• [PROBLEM DETAILS]: Pictures aside, write out every record exactly as it appears.

• [THE INPUT]:
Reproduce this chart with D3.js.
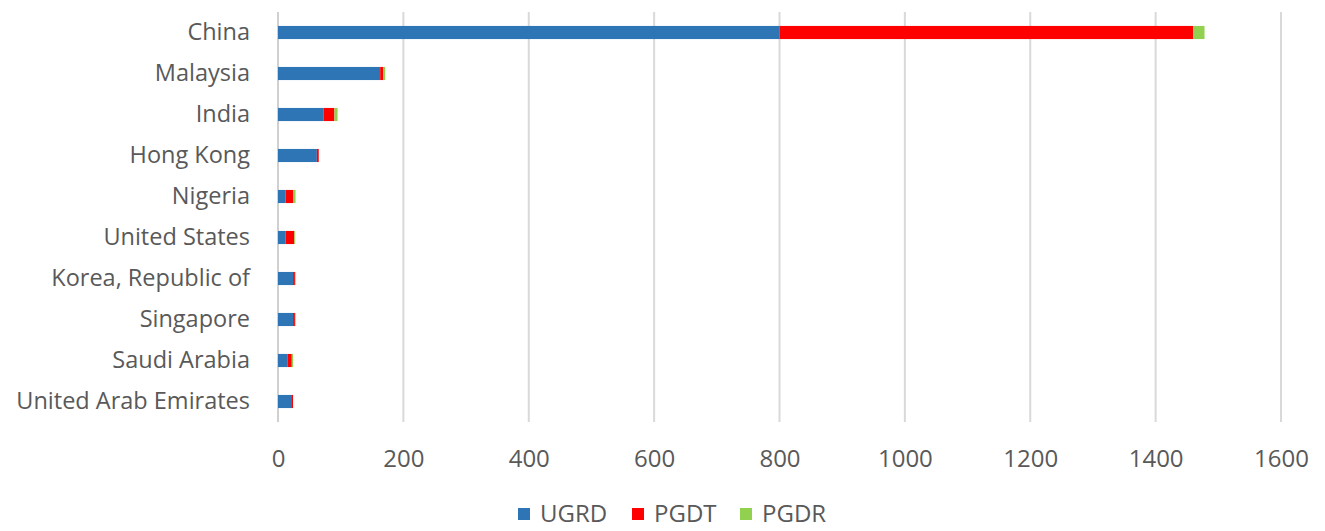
<!DOCTYPE html>
<html>
<head>
<meta charset="utf-8">
<script src="https://cdn.jsdelivr.net/npm/d3@7"></script>
<style>
  body { margin: 0; background: #fff; }
  text { font-family: "Open Sans", "Noto Sans", sans-serif; fill: #595959; }
</style>
</head>
<body>
<script>
var countries = ['China', 'Malaysia', 'India', 'Hong Kong', 'Nigeria', 'United States',
  'Korea, Republic of', 'Singapore', 'Saudi Arabia', 'United Arab Emirates']
var ugrd = [800, 163, 73, 62, 12, 12, 24, 24, 15, 21]
var pgdt = [660, 5, 17, 3, 12, 14, 3, 3, 7, 3]
var pgdr = [18, 3, 5, 0, 4, 1.5, 1, 1, 2, 0]
var seriesNames = ['UGRD', 'PGDT', 'PGDR']
var colors = ['#2e75b6', '#ff0000', '#92d050']
var xTicks = [0, 200, 400, 600, 800, 1000, 1200, 1400, 1600]

var W = 1325, H = 531
var margin = { top: 12, right: 44, bottom: 109, left: 278 }
var width = W - margin.left - margin.right
var height = H - margin.top - margin.bottom

var rows = countries.map(function (c, i) {
  return { country: c, UGRD: ugrd[i], PGDT: pgdt[i], PGDR: pgdr[i] }
})
var stacked = d3.stack().keys(seriesNames)(rows)

var x = d3.scaleLinear().domain([0, 1600]).range([0, width])
var y = d3.scaleBand().domain(countries).range([0, height]).paddingInner(0.68).paddingOuter(0.34)

var svg = d3.select('body').append('svg')
  .attr('width', W).attr('height', H)
  .append('g')
  .attr('transform', 'translate(' + margin.left + ',' + margin.top + ')')

// gridlines
svg.append('g')
  .selectAll('line')
  .data(xTicks.slice(1))
  .enter().append('line')
  .attr('x1', function (d) { return x(d) }).attr('x2', function (d) { return x(d) })
  .attr('y1', 0).attr('y2', height)
  .attr('stroke', '#d9d9d9').attr('stroke-width', 2)

svg.append('line')
  .attr('x1', 0).attr('x2', 0).attr('y1', 0).attr('y2', height)
  .attr('stroke', '#d0d0d0').attr('stroke-width', 2)

// bars
svg.append('g')
  .selectAll('g')
  .data(stacked)
  .enter().append('g')
  .attr('fill', function (d, i) { return colors[i] })
  .selectAll('rect')
  .data(function (d) { return d })
  .enter().append('rect')
  .attr('x', function (d) { return x(d[0]) })
  .attr('y', function (d) { return y(d.data.country) })
  .attr('width', function (d) { return x(d[1]) - x(d[0]) })
  .attr('height', y.bandwidth())

// y labels
svg.append('g')
  .call(d3.axisLeft(y).tickSize(0).tickPadding(28))
  .call(function (g) { g.select('.domain').remove() })
  .selectAll('text')
  .style('font-size', '23.5px')

// x labels
svg.append('g')
  .attr('transform', 'translate(0,' + height + ')')
  .call(d3.axisBottom(x).tickValues(xTicks).tickSize(0).tickPadding(28).tickFormat(d3.format('d')))
  .call(function (g) { g.select('.domain').remove() })
  .selectAll('text')
  .style('font-size', '24px')

// legend (kept just inside the bottom edge)
var legend = d3.select('svg').append('g')
  .attr('transform', 'translate(0,' + 514 + ')')
var legendX = [518, 632, 740]
seriesNames.forEach(function (s, i) {
  legend.append('rect')
    .attr('x', legendX[i]).attr('y', -6)
    .attr('width', 12).attr('height', 12)
    .attr('fill', colors[i])
  legend.append('text')
    .attr('x', legendX[i] + 22).attr('y', 0)
    .attr('dy', '0.35em')
    .style('font-size', '24px')
    .text(s)
})
</script>
</body>
</html>
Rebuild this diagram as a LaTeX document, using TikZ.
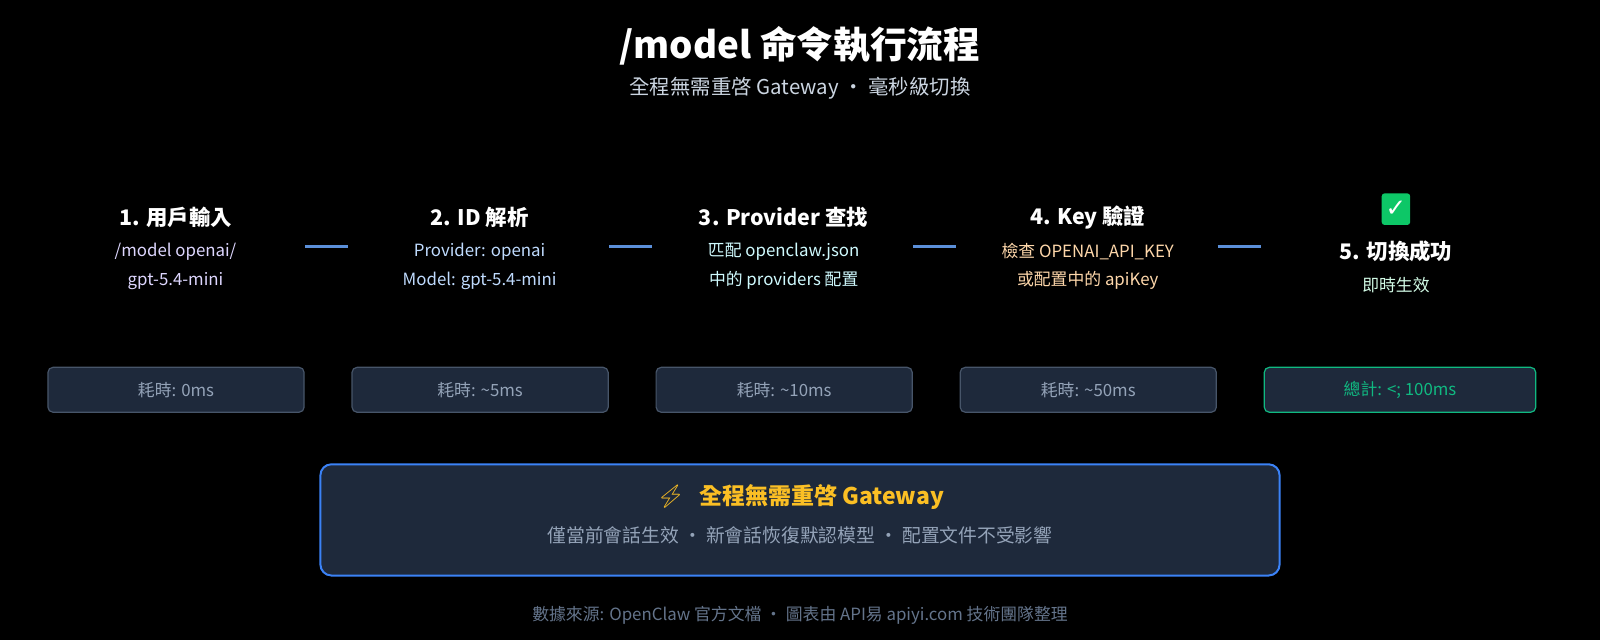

• [EXERCISE OUTPUT]:
Reproduce this chart with D3.js.
<!DOCTYPE html>
<html>
<head>
<meta charset="utf-8">
<script src="https://cdn.jsdelivr.net/npm/d3@7"></script>
<style>
  body { margin: 0; background: #fff; }
  text { font-family: "Open Sans", "Noto Sans", sans-serif; fill: #595959; }
</style>
</head>
<body>
<script>
var countries = ['China', 'Malaysia', 'India', 'Hong Kong', 'Nigeria', 'United States',
  'Korea, Republic of', 'Singapore', 'Saudi Arabia', 'United Arab Emirates']
var ugrd = [800, 163, 73, 62, 12, 12, 24, 24, 15, 21]
var pgdt = [660, 5, 17, 3, 12, 14, 3, 3, 7, 3]
var pgdr = [18, 3, 5, 0, 4, 1.5, 1, 1, 2, 0]
var seriesNames = ['UGRD', 'PGDT', 'PGDR']
var colors = ['#2e75b6', '#ff0000', '#92d050']
var xTicks = [0, 200, 400, 600, 800, 1000, 1200, 1400, 1600]

var W = 1325, H = 531
var margin = { top: 12, right: 44, bottom: 109, left: 278 }
var width = W - margin.left - margin.right
var height = H - margin.top - margin.bottom

var rows = countries.map(function (c, i) {
  return { country: c, UGRD: ugrd[i], PGDT: pgdt[i], PGDR: pgdr[i] }
})
var stacked = d3.stack().keys(seriesNames)(rows)

var x = d3.scaleLinear().domain([0, 1600]).range([0, width])
var y = d3.scaleBand().domain(countries).range([0, height]).paddingInner(0.68).paddingOuter(0.34)

var svg = d3.select('body').append('svg')
  .attr('width', W).attr('height', H)
  .append('g')
  .attr('transform', 'translate(' + margin.left + ',' + margin.top + ')')

// gridlines
svg.append('g')
  .selectAll('line')
  .data(xTicks.slice(1))
  .enter().append('line')
  .attr('x1', function (d) { return x(d) }).attr('x2', function (d) { return x(d) })
  .attr('y1', 0).attr('y2', height)
  .attr('stroke', '#d9d9d9').attr('stroke-width', 2)

svg.append('line')
  .attr('x1', 0).attr('x2', 0).attr('y1', 0).attr('y2', height)
  .attr('stroke', '#d0d0d0').attr('stroke-width', 2)

// bars
svg.append('g')
  .selectAll('g')
  .data(stacked)
  .enter().append('g')
  .attr('fill', function (d, i) { return colors[i] })
  .selectAll('rect')
  .data(function (d) { return d })
  .enter().append('rect')
  .attr('x', function (d) { return x(d[0]) })
  .attr('y', function (d) { return y(d.data.country) })
  .attr('width', function (d) { return x(d[1]) - x(d[0]) })
  .attr('height', y.bandwidth())

// y labels
svg.append('g')
  .call(d3.axisLeft(y).tickSize(0).tickPadding(28))
  .call(function (g) { g.select('.domain').remove() })
  .selectAll('text')
  .style('font-size', '23.5px')

// x labels
svg.append('g')
  .attr('transform', 'translate(0,' + height + ')')
  .call(d3.axisBottom(x).tickValues(xTicks).tickSize(0).tickPadding(28).tickFormat(d3.format('d')))
  .call(function (g) { g.select('.domain').remove() })
  .selectAll('text')
  .style('font-size', '24px')

// legend (kept just inside the bottom edge)
var legend = d3.select('svg').append('g')
  .attr('transform', 'translate(0,' + 514 + ')')
var legendX = [518, 632, 740]
seriesNames.forEach(function (s, i) {
  legend.append('rect')
    .attr('x', legendX[i]).attr('y', -6)
    .attr('width', 12).attr('height', 12)
    .attr('fill', colors[i])
  legend.append('text')
    .attr('x', legendX[i] + 22).attr('y', 0)
    .attr('dy', '0.35em')
    .style('font-size', '24px')
    .text(s)
})
</script>
</body>
</html>
Rebuild this diagram as a LaTeX document, using TikZ.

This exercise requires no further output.